Politically Israel will be hit by a big storm, "because they are going to start investigating if Israel performed war-crimes. And you know what? With so many civilians dead and the way they died, they might even have a point. Who, in his right mind, allows [bombing] an area with so many civilians, and allows the international press to monitor every aspect? 


"Getting new friends like Egypt is nice, but they lost many current friends."
 

Vincken goes on to take issue with the IDF strategy of destroying property and killing civilians on a relatively large scale. 

"If this is the end of the incursion, just like Lebanon II, this is the biggest defeat," he writes. "In Lebanon II, the political echelon was running the military campaign. It looks like this conflict suffered the same.

"Expectations have not been met. The world and the population in Israel expected to end the rockets fired to Israel. They 'suddenly' discovered the tunnels (which they knew existed) and claim to have them destroyed. Which is obviously not the case.

"Also prepare for the fallout after the conflict. If anyone wants to go on vacation in Europe, Far East, Africa, Australia, and South America (almost the whole world), they might get arrested because of suspicion of war crimes, especially the soldiers. The active hate against Israelis all over the world is slowly reaching its boiling point, meaning Israelis might not be safe anywhere, with a large risk of Israel being declared a pariah-state. If this happens, Israel won't be able to buy a single bullet.

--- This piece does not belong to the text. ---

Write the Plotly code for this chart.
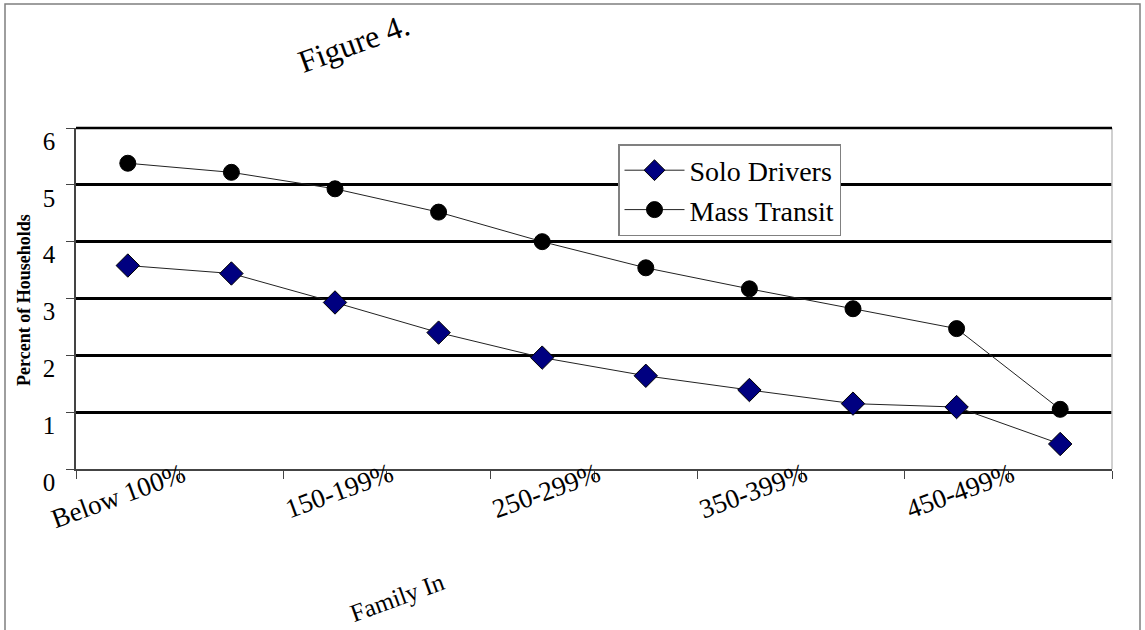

"Then there's the political fallout. Investigations will start in Israel about the conduct of several parties involved here. This current administration will not survive that fallout." 
 

Vincken concludes that Israel neglected the PR battle which will result in "chaos and upheaval in Israel and worldwide."

I find his predictions quite ominous because essentially he is saying the campaign will be the start of a major disaster for the Jewish people worldwide for years to come. And notice when the war came to an end: on Tisha B'Av.

Tuesday, August 5, 2014

Those greedy Jews

A Pakistani journalist has now opened our eyes to the real reason behind the war against Hamas. It wasn't about 3,000 rockets or 30 sophisticated terror tunnels. What was the real reason? Natural gas. Those wicked Jews were out to deprive the poor Gazans of their natural gas resources.

What a beautiful conspiracy theory! The writer, Ms. Najma Sadeque, decided rather than submit her very original piece of research to Al-Jazeera or Iran's Press TV, she wanted it to be published by the western media. Who did the honor go to? The Nation.

In fact, she implies that Operation Cast Lead in 2008 also had nothing to do with eradicating Hamas terrorism.

Want a taste of Sadeque's spectacular investigative journalism and analysis? Enjoy.

The Israelis now wanted Gaza’s gas fields immediately to offset short supply – but without paying for it. For them, that meant getting rid of Hamas. Only a harsh military operation could possibly uproot them. An excuse was needed to start a war. There wasn’t any, so they simply provoked. Kidnappings and killings, even of their own kind, are old ‘false flags’ they could blame Hamas or anyone else for.